In the following example, classifying a confined space as a Permit-Required Confined Space and following all of the requirements for a Permit-Required Confined Space entry will not necessarily make an entry any more safe than entry under another classification.

Regulations require you to initially consider all confined spaces as Permit-Required Confined Spaces!  That is unless you have read and understand the Hundreds of OSHA CPLs and Letters of Interpretation!

Employers with Confined Spaces must realize that many regulators will not appreciate that classifying a confined space as a Permit-Required Confined Space and using Permit-Required Confined Space entry procedures will not always enhance worker safety in confined spaces.

Let’s review what a confined space is.  It is a space that has ALL of the following:

  • Is large enough and arranged so an employee could fully enter the space and work.
  • Has limited or restricted entry or exit. 
  • Is not primarily designed for human occupancy.  (OSHA language, “…for continuous employee occupancy”)

Now you review the following four (4) criteria to determine if the space is a Permit-Required Confined Space.

    • Contains or has a potential to contain a hazardous atmosphere;
    • Contains a material that has the potential for engulfing an entrant;
    • Has an internal configuration such that an entrant could be trapped or asphyxiated by inwardly converging walls or by a floor which slopes downward and tapers to a smaller cross-section; or
    • Contains any other recognized serious safety or health hazard.

After answering these questions you will classify the confined space as one of the following three (3) classifications of confined spaces.

  1. Permit-Required Confined Spaces, these represent the most dangerous type of confined space because by their very definition the serious hazards have merely been controlled not eliminated.
  2. Alternate-Entry Confined Space, a confined space that only has an actual or potential atmospheric hazard that can be effectively controlled by continuous ventilation during entry.
  3. Non-Permit Confined Spaces, the safest confined spaces because all serious hazards have been eliminated prior to entry.

For reasons above many employers choose to use Non-Permit Confined Space entry procedures whenever possible.  Simply said, a Non-Permit Confined Space is the safest of all confined spaces. 

Now let me repeat, classifying a confined space as a Permit-Required Confined Space and following all of the requirements for a Permit-Required Confined Space entry will not necessarily make an entry any more safe than an entry under another classification.
For those of you in Water Utility work involving domestic water supply a common consideration is an engulfment (by water) potential.

If you determine that when engaged in line breaking, an engulfment hazard exists in a confined space, you must achieve ISOLATION i. e. hazard elimination, if you want to classify the confined space as a Non-Permit Confined Space.  Isolation by definition means (blanking or blinding; misaligning or removing sections of lines, pipes, or ducts; a double block and bleed system; lockout or tagout of all sources of energy).

Most all water transmission or distribution systems will not be able to isolate the line breaking operation without significant impact to other customers and including fire suppression.
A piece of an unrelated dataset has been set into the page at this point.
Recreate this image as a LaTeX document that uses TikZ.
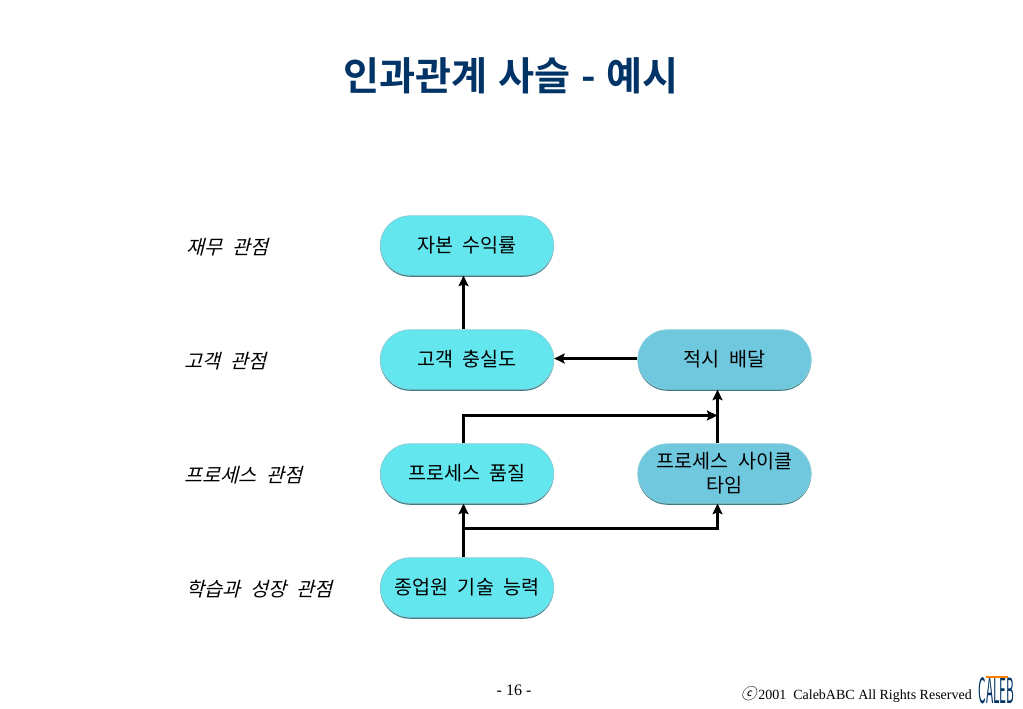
\documentclass[tikz,border=0pt]{standalone}
\usepackage{fontspec}
\usetikzlibrary{shapes.misc,shadows,arrows.meta}
\newfontfamily\krfont[WordSpace=2.2]{Noto Sans CJK KR}
\newfontfamily\krslant[WordSpace=2.2,FakeSlant=0.25]{Noto Sans CJK KR}
\newfontfamily\krtitle[WordSpace=1.2]{Noto Sans CJK KR Bold}
\newfontfamily\footfont{Liberation Serif}
\definecolor{titleblue}{RGB}{0,51,102}
\definecolor{boxcyan}{RGB}{99,230,238}
\definecolor{boxblue}{RGB}{112,200,222}
\definecolor{boxedge}{RGB}{135,205,215}
\definecolor{boxshade}{RGB}{62,125,135}
\tikzset{
  pill/.style={rounded rectangle,minimum width=130pt,minimum height=44.5pt,inner sep=0pt,
    align=center,font=\krfont\fontsize{14.7pt}{18pt}\selectfont,draw=boxedge,line width=0.6pt,
    drop shadow={shadow xshift=0pt,shadow yshift=-1.2pt,fill=boxshade,opacity=1}},
  cyanpill/.style={pill,fill=boxcyan},
  bluepill/.style={pill,fill=boxblue},
  persp/.style={anchor=west,font=\krslant\fontsize{14.7pt}{16pt}\selectfont},
  link/.style={line width=2.25pt,-{Stealth[length=8pt,width=7.5pt,inset=1.5pt]}}
}
\begin{document}
\begin{tikzpicture}[x=0.75pt,y=-0.75pt]
    \useasboundingbox (0,0) rectangle (1023,708);
    % title
    \node[text=titleblue,font=\krtitle\fontsize{29.4pt}{32pt}\selectfont] (title) at (511,76) {인과관계 사슬 - 예시};

    % perspective labels
    \node[persp] (finance) at (182,247) {재무 관점};
    \node[persp] (customer) at (180,361) {고객 관점};
    \node[persp] (process) at (180,475) {프로세스 관점};
    \node[persp] (learning) at (182,589) {학습과 성장 관점};

    % boxes
    \node[cyanpill] (roce) at (467,245.5) {자본 수익률};
    \node[cyanpill] (loyalty) at (467,359.5) {고객 충실도};
    \node[cyanpill] (quality) at (467,473.5) {프로세스 품질};
    \node[cyanpill] (skill) at (467,587.5) {종업원 기술 능력};
    \node[bluepill] (delivery) at (724.5,359.5) {적시 배달};
    \node[bluepill] (cycle) at (724.5,473.5) {프로세스 사이클\\타임};

    % connectors
    \coordinate (skilltop) at ([xshift=-2.625pt]skill.north);
    \coordinate (qualitytop) at ([xshift=-2.625pt]quality.north);
    \coordinate (cycletop) at ([xshift=-5.25pt]cycle.north);
    \coordinate (split) at (463.5,528.5);
    \coordinate (upperbend) at (463.5,415.5);
    \coordinate (uppermeet) at (717.5,415.5);
    \coordinate (lowerbend) at (717.5,528.5);
    \draw[link] ([xshift=-2.625pt]loyalty.north) -- ([xshift=-2.625pt]roce.south);
    \draw[link] ([yshift=0.75pt]delivery.west) -- ([yshift=0.75pt]loyalty.east);
    \draw[link] (cycletop) -- ([xshift=-5.25pt]delivery.south);
    \draw[link] (qualitytop) -- (upperbend) -- (uppermeet);
    \draw[link] (skilltop) -- ([xshift=-2.625pt]quality.south);
    \draw[link] (split) -- (lowerbend) -- ([xshift=-5.25pt]cycle.south);

    % footer
    \node[font=\footfont\fontsize{12pt}{14pt}\selectfont] (page) at (514,690) {- 16 -};
    \node[anchor=east,font=\footfont\fontsize{10.5pt}{12pt}\selectfont] (rights) at (976.5,695) {{\krslant\fontsize{11.5pt}{12pt}\selectfont ⓒ}\kern1.5pt 2001\ \ CalebABC All Rights Reserved};
    \node[text=titleblue,font=\krfont\fontsize{26pt}{26pt}\selectfont,xscale=0.34,inner sep=0pt] (logo) at (996.5,691) {CALEB};
    \draw[orange,line width=1pt] (986,677) -- (1008,677);
\end{tikzpicture}
\end{document}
Water Utility workers should be aware that a confined spaces, in-which line breaking occurs AND an engulfment hazard exists, can not be classified as anything but a Permit-Required Confined Space.

Why is this important?

If your evaluation determines that the confined space is a Permit Required Confined Space because of the engulfment hazard you must use either:

  •  A Non-Entry Retrieval System or
  • An Entry rescue Provider

In this example you have a confined space configuration and/or job tasks where entanglement hazards exist or will be created; therefore, you make a determination that Non-Entry Retrieval Systems are not feasible.

You are stuck with the single most dangerous type of confined space entry.  A Permit-Required Confined Space requiring Entry Rescue and an Entry Rescue Provider.

Is your operation capable of fielding its own rescue team?  Is the local Fire Department?

During the past year, I have had opportunity to evaluate multiple confined spaces where this very issue exists. The confined space has an engulfment potential, double block and bleed (double valving) is not possible and even it were, the water system does not typically have drain capability between valves.  Lastly, there are entanglement issues for workers wearing and/or connected to a Non-Entry Retrieval System.
In each situation, I would recommend if it were not in violation of the regulations, a hybrid Non-Permit Confined Space procedure that emphasized second upstream and down stream valve checks and maintaining immediate valve access. 

The H&S Compliance Issue:

As I stated, if you were to classify this example as anything but a Permit-Required Confined Space you would be violating the Regulations.

If on the other hand you classified it as a Permit-Required Confined Space what greater protection have you provided to the entrants?  In the event of a catastrophic incident, the entrants are going to make egress or the rescue provider is going to tell you "turn-off the water, then pump the water out of the confined space and we will perform recovery."

This is not some unique scenario but is an issue for employers all over Washington as well as the entire USA.  

At this time this issue can be most effectively addressed by application for a variance.  The variance will in all likelihood be denied but the employer would have a reasonable defense of a greater hazard being created by complying with the regulation.
Refer to the OSHA Interpretation below.  Pay particular attention to the fourth paragraph from the end of the letter and the phrase “…definition of the term "isolation" must be used in order for the hazard to be considered eliminated.”
OSHA Interpretive Letter specific to double valving to achieve hazard elimination and allowing “Non-Permit” Confined Space classification, (title 1995 - 08/28/1995 - The Lockout/Tagout Standard)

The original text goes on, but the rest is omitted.